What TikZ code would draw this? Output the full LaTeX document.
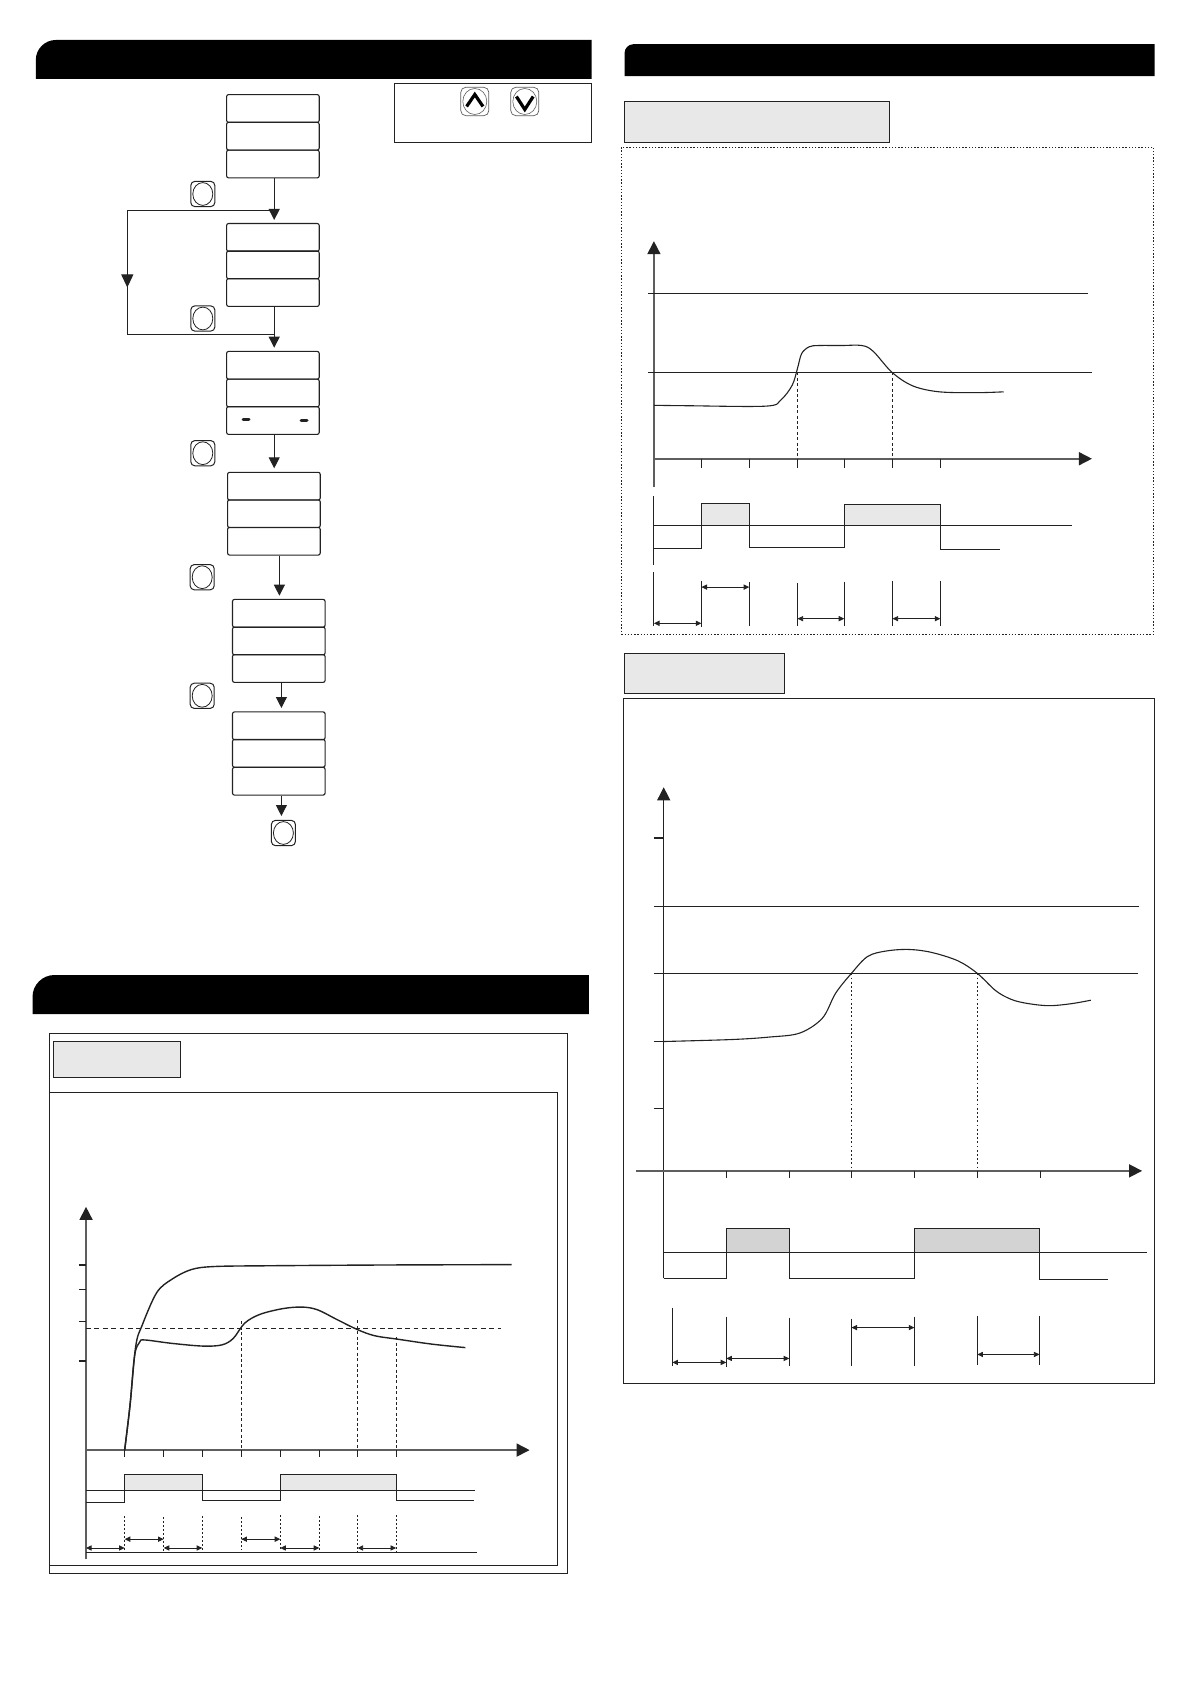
\documentclass[tikz,border=0pt]{standalone}
\usetikzlibrary{arrows.meta,shapes.geometric}
\definecolor{ink}{HTML}{222222}
\definecolor{panelgray}{HTML}{E8E8E8}
\definecolor{darkgray2}{HTML}{D3D3D3}
\definecolor{axisgray}{HTML}{5E5E5E}
\tikzset{
  thin line/.style={draw=ink,line width=.5pt},
  frame/.style={draw=ink,line width=.5pt},
  graylabel/.style={draw=ink,line width=.6pt,fill=panelgray},
  lcdbox/.style={draw=ink,line width=.55pt,rounded corners=1pt,minimum width=46.3pt,minimum height=13.9pt,inner sep=0pt},
  flow/.style={draw=ink,line width=.5pt,-{Triangle[length=5.5pt,width=5.5pt]}},
  btn/.style={draw=ink,line width=.5pt,rounded corners=2pt,minimum width=12pt,minimum height=12.6pt,inner sep=0pt},
  btneye/.style={draw=ink,line width=.4pt,ellipse,minimum width=10pt,minimum height=11.4pt,inner sep=0pt},
  updown/.style={draw=axisgray,line width=.35pt,rounded corners=2.5pt,minimum width=14pt,minimum height=14.2pt,inner sep=0pt},
  updowneye/.style={draw=axisgray,line width=.3pt,ellipse,minimum width=12pt,minimum height=13pt,inner sep=0pt},
  chevron/.style={draw=black,line width=1.6pt,line join=miter},
  axisline/.style={draw=axisgray,line width=.8pt},
  axistip/.style={-{Triangle[length=6.5pt,width=6.5pt,color=ink]}},
  tick/.style={draw=ink,line width=.55pt},
  curve/.style={draw=ink,line width=.55pt,smooth,tension=.55,line join=round},
  wave/.style={draw=ink,line width=.55pt},
  drop/.style={draw=ink,line width=.45pt,dash pattern=on 1.5pt off 1.2pt},
  droptall/.style={draw=ink,line width=.5pt},
  dim/.style={draw=ink,line width=.4pt,{Triangle[length=2.8pt,width=2.6pt]}-{Triangle[length=2.8pt,width=2.6pt]}},
}
\begin{document}
\begin{tikzpicture}[x=.5pt,y=-.5pt]
\useasboundingbox (0,0) rectangle (1191,1684);
\fill[white] (0,0) rectangle (1191,1684);

% ---------- header bars
\fill[black] (35.8,79) [rounded corners=10pt] -- (35.8,40) [sharp corners] -- (591.6,40) -- (591.6,79) -- cycle;
\fill[black] (32.5,1014) [rounded corners=11pt] -- (32.5,975) [sharp corners] -- (588.9,975) -- (588.9,1014) -- cycle;
\fill[black] (624.5,76.2) [rounded corners=4.5pt] -- (624.5,44.2) [sharp corners] -- (1154.6,44.2) -- (1154.6,76.2) -- cycle;

% ---------- key legend
\draw[frame] (394.2,83.3) rectangle (591.2,142.3);
\node[updown] (keyup) at (474.8,101.5) {};
\node[updowneye] (keyupeye) at (474.8,101.5) {};
\node[updown] (keydown) at (524.8,101.5) {};
\node[updowneye] (keydowneye) at (524.8,101.5) {};
\draw[chevron] (466.6,106.5) -- (474.8,94.5) -- (483,106.5);
\draw[chevron] (516.4,96.5) -- (524.8,109.5) -- (533.2,96.5);

% ---------- flow boxes
\node[lcdbox] (g1a) at (272.9,108.5) {};
\node[lcdbox] (g1b) at (272.9,136.2) {};
\node[lcdbox] (g1c) at (272.9,164) {};
\node[lcdbox] (g2a) at (272.9,237.4) {};
\node[lcdbox] (g2b) at (272.9,264.9) {};
\node[lcdbox] (g2c) at (272.9,292.5) {};
\node[lcdbox] (g3a) at (272.9,365.3) {};
\node[lcdbox] (g3b) at (272.9,393) {};
\node[lcdbox] (g3c) at (272.9,420.5) {};
\node[lcdbox] (g4a) at (273.9,486.2) {};
\node[lcdbox] (g4b) at (273.9,513.7) {};
\node[lcdbox] (g4c) at (273.9,541.2) {};
\node[lcdbox] (g5a) at (278.8,613.3) {};
\node[lcdbox] (g5b) at (278.8,641) {};
\node[lcdbox] (g5c) at (278.8,668.5) {};
\node[lcdbox] (g6a) at (278.8,725.8) {};
\node[lcdbox] (g6b) at (278.8,753.3) {};
\node[lcdbox] (g6c) at (278.8,781.2) {};
% dashes in g3c
\draw[ink,line width=1.5pt,line cap=round] (243,419.7) -- (249,419.7);
\draw[ink,line width=1.5pt,line cap=round] (301,421) -- (307,421);

% ---------- flow buttons
\foreach \n/\x/\y in {b1/202.8/194, b2/202.8/318.5, b3/202.8/453.2, b4/202.2/577.2, b5/202.2/695.8, b6/283.4/833}{
  \node[btn] (\n) at (\x,\y) {};
  \node[btneye] (\n eye) at (\x,\y) {};
}

% ---------- flow arrows
\coordinate (t1) at (274.2,220);
\coordinate (t2) at (274.2,347.7);
\coordinate (t3) at (274.2,468.3);
\coordinate (t4) at (279.4,595.7);
\coordinate (t5) at (281.4,708);
\coordinate (t6) at (281.4,816);
\draw[flow] (g1c.south -| t1) -- (t1);
\draw[flow] (g2c.south -| t2) -- (t2);
\draw[flow] (g3c.south -| t3) -- (t3);
\draw[flow] (g4c.south -| t4) -- (t4);
\draw[flow] (g5c.south -| t5) -- (t5);
\draw[flow] (g6c.south -| t6) -- (t6);
\coordinate (loopTR) at (274.2,210.3);
\coordinate (loopBR) at (274.2,335);
\coordinate (loopTL) at (127.3,210.3);
\coordinate (loopBL) at (127.3,335);
\coordinate (loopTip) at (127.3,287.5);
\draw[draw=ink,line width=.5pt] (loopTR) -- (loopTL) -- (loopBL) -- (loopBR);
\draw[flow,-{Triangle[length=6.5pt,width=6pt]}] (loopTL) -- (loopTip);

% ---------- PANEL A (lower left): crop coords
\begin{scope}[shift={(0,1000)},x=.1912pt,y=-.1912pt]
\draw[frame] (129,87) rectangle (1483,1501);
\draw[frame] (129,241) rectangle (1457,1480);
\draw[graylabel] (140,108) rectangle (471,203);
\fill[panelgray] (326,1240) rectangle (530,1282);
\fill[panelgray] (733,1240) rectangle (1036,1282);
\draw[axisline,axistip] (225,1462) -- (225,541);
\draw[axisline,axistip] (225,1177) -- (1385,1177);
\foreach \y in {693,756,840,944} \draw[tick] (206,\y) -- (225,\y);
\foreach \x in {326,428,530,631,733,835,935,1036} \draw[tick] (\x,1177) -- (\x,1196);
\draw[curve,line width=.7pt] plot coordinates {(326,1177) (340,1060) (355,905) (372,850) (410,765) (450,730) (500,705) (560,697) (700,695) (1000,693) (1338,692)};
\draw[curve,line width=.7pt] plot coordinates {(326,1177) (340,1060) (352,930) (365,895) (378,889) (450,898) (530,905) (580,902) (610,885) (640,845) (680,822) (740,807) (790,803) (830,810) (880,835) (935,862) (980,878) (1040,887) (1130,900) (1217,909)};
\draw[draw=ink,line width=.5pt,dash pattern=on 2.4pt off 1.8pt] (225,858) -- (1310,858);
\draw[drop] (631,840) -- (631,1177);
\draw[drop,line width=.8pt] (935,838) -- (935,1177);
\draw[drop] (1036,882) -- (1036,1177);
\draw[thin line] (225,1282) -- (1241,1282);
\draw[wave] (225,1313) -- (326,1313) -- (326,1240) -- (530,1240) -- (530,1310) -- (733,1310) -- (733,1240) -- (1036,1240) -- (1036,1310) -- (1240,1310);
\foreach \x/\a/\b in {326/1350/1440,428/1352/1440,529/1350/1438,631/1353/1438,733/1348/1440,835/1350/1440,935/1347/1442,1036/1347/1442}
  \draw[drop,dash pattern=on 1pt off 1pt] (\x,\a) -- (\x,\b);
\draw[thin line] (225,1444) -- (1248,1444);
\draw[dim] (225,1433) -- (326,1433);
\draw[dim] (326,1410) -- (428,1410);
\draw[dim] (428,1433) -- (529,1433);
\draw[dim] (631,1410) -- (733,1410);
\draw[dim] (733,1433) -- (835,1433);
\draw[dim] (935,1433) -- (1036,1433);
\end{scope}

% ---------- PANEL B (upper right)
\begin{scope}[shift={(600,0)},x=.18847pt,y=-.21044pt]
\draw[graylabel] (65,242) rectangle (768,339);
\draw[draw=ink,line width=.5pt,dash pattern=on .7pt off .9pt] (58,350) rectangle (1469,1507);
\fill[panelgray] (269,1196) rectangle (397,1248);
\fill[panelgray] (649,1198) rectangle (903,1248);
\draw[axisline,axistip] (143,1158) -- (143,573);
\draw[axisline,axistip] (143,1090) -- (1305,1090);
\draw[thin line] (127,697) -- (1295,697);
\draw[thin line] (127,885) -- (1305,885);
\foreach \x in {269,396,524,648,776,903} \draw[tick] (\x,1090) -- (\x,1112);
\draw[curve] plot coordinates {(143,963) (230,964) (440,965) (480,950) (510,915) (524,875) (535,840) (555,824) (580,821) (640,821) (695,821) (725,835) (775,885) (830,917) (900,931) (1000,933) (1071,931)};
\draw[drop] (524,885) -- (524,1090);
\draw[drop] (776,885) -- (776,1090);
\draw[thin line,line width=.6pt] (143,1248) -- (1252,1248);
\draw[droptall,line width=.45pt] (143,1178) -- (143,1343);
\draw[wave] (143,1303) -- (269,1303) -- (269,1196) -- (397,1196) -- (397,1301) -- (649,1301) -- (649,1198) -- (903,1198) -- (903,1305) -- (1061,1305);
\draw[droptall,line width=.45pt] (143,1360) -- (143,1487);
\foreach \x/\a/\b in {269/1380/1490,396/1383/1487,524/1385/1487,648/1382/1487,776/1380/1487,903/1380/1487}
  \draw[droptall] (\x,\a) -- (\x,\b);
\draw[dim] (143,1481) -- (269,1481);
\draw[dim] (269,1395) -- (396,1395);
\draw[dim] (524,1470) -- (648,1470);
\draw[dim] (776,1470) -- (903,1470);
\end{scope}

% ---------- PANEL C (lower right)
\begin{scope}[shift={(600,640)},x=.18847pt,y=-.24876pt]
\draw[graylabel] (65,27) rectangle (490,108);
\draw[frame] (62,118) rectangle (1471,1495);
\fill[darkgray2] (335,1183) rectangle (502,1231);
\fill[darkgray2] (834,1183) rectangle (1166,1231);
\draw[draw=ink,line width=.55pt,axistip] (169,1283) -- (169,296);
\draw[axisline,axistip] (96,1067) -- (1438,1067);
\foreach \y in {398,807,942} \draw[tick] (143,\y) -- (169,\y);
\draw[thin line] (143,536) -- (1430,536);
\draw[thin line] (143,670) -- (1427,670);
\foreach \x in {335,502,667,834,1001,1168} \draw[tick] (\x,1067) -- (\x,1081);
\draw[curve] plot coordinates {(169,807) (350,803) (450,798) (530,790) (590,760) (625,710) (667,670) (710,636) (760,625) (820,622) (880,628) (950,645) (1001,670) (1050,705) (1090,722) (1130,730) (1190,735) (1250,731) (1302,724)};
\draw[drop,dash pattern=on .9pt off 1.2pt,line width=.5pt] (667,670) -- (667,1067);
\draw[drop,dash pattern=on .9pt off 1.2pt,line width=.5pt] (1001,670) -- (1001,1067);
\draw[thin line] (169,1231) -- (1451,1231);
\draw[wave] (169,1283) -- (335,1283) -- (335,1183) -- (502,1183) -- (502,1283) -- (834,1283) -- (834,1183) -- (1166,1183) -- (1166,1286) -- (1348,1286);
\foreach \x/\a/\b in {192/1342/1460,335/1360/1462,502/1362/1460,667/1364/1460,834/1360/1460,1001/1358/1458,1166/1358/1458}
  \draw[droptall] (\x,\a) -- (\x,\b);
\draw[dim] (192,1452) -- (335,1452);
\draw[dim] (335,1444) -- (502,1444);
\draw[dim] (667,1382) -- (834,1382);
\draw[dim] (1001,1436) -- (1166,1436);
\end{scope}
\end{tikzpicture}
\end{document}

──────

_EXERCISE DESCRIPTION_: Repeat only the lines from the beginning of the material through the line containing "(1154.6,76.2) -- cycle;", both ends kept, leaving pictures out.

_RESULT_:
What TikZ code would draw this? Output the full LaTeX document.
\documentclass[tikz,border=0pt]{standalone}
\usetikzlibrary{arrows.meta,shapes.geometric}
\definecolor{ink}{HTML}{222222}
\definecolor{panelgray}{HTML}{E8E8E8}
\definecolor{darkgray2}{HTML}{D3D3D3}
\definecolor{axisgray}{HTML}{5E5E5E}
\tikzset{
  thin line/.style={draw=ink,line width=.5pt},
  frame/.style={draw=ink,line width=.5pt},
  graylabel/.style={draw=ink,line width=.6pt,fill=panelgray},
  lcdbox/.style={draw=ink,line width=.55pt,rounded corners=1pt,minimum width=46.3pt,minimum height=13.9pt,inner sep=0pt},
  flow/.style={draw=ink,line width=.5pt,-{Triangle[length=5.5pt,width=5.5pt]}},
  btn/.style={draw=ink,line width=.5pt,rounded corners=2pt,minimum width=12pt,minimum height=12.6pt,inner sep=0pt},
  btneye/.style={draw=ink,line width=.4pt,ellipse,minimum width=10pt,minimum height=11.4pt,inner sep=0pt},
  updown/.style={draw=axisgray,line width=.35pt,rounded corners=2.5pt,minimum width=14pt,minimum height=14.2pt,inner sep=0pt},
  updowneye/.style={draw=axisgray,line width=.3pt,ellipse,minimum width=12pt,minimum height=13pt,inner sep=0pt},
  chevron/.style={draw=black,line width=1.6pt,line join=miter},
  axisline/.style={draw=axisgray,line width=.8pt},
  axistip/.style={-{Triangle[length=6.5pt,width=6.5pt,color=ink]}},
  tick/.style={draw=ink,line width=.55pt},
  curve/.style={draw=ink,line width=.55pt,smooth,tension=.55,line join=round},
  wave/.style={draw=ink,line width=.55pt},
  drop/.style={draw=ink,line width=.45pt,dash pattern=on 1.5pt off 1.2pt},
  droptall/.style={draw=ink,line width=.5pt},
  dim/.style={draw=ink,line width=.4pt,{Triangle[length=2.8pt,width=2.6pt]}-{Triangle[length=2.8pt,width=2.6pt]}},
}
\begin{document}
\begin{tikzpicture}[x=.5pt,y=-.5pt]
\useasboundingbox (0,0) rectangle (1191,1684);
\fill[white] (0,0) rectangle (1191,1684);

% ---------- header bars
\fill[black] (35.8,79) [rounded corners=10pt] -- (35.8,40) [sharp corners] -- (591.6,40) -- (591.6,79) -- cycle;
\fill[black] (32.5,1014) [rounded corners=11pt] -- (32.5,975) [sharp corners] -- (588.9,975) -- (588.9,1014) -- cycle;
\fill[black] (624.5,76.2) [rounded corners=4.5pt] -- (624.5,44.2) [sharp corners] -- (1154.6,44.2) -- (1154.6,76.2) -- cycle;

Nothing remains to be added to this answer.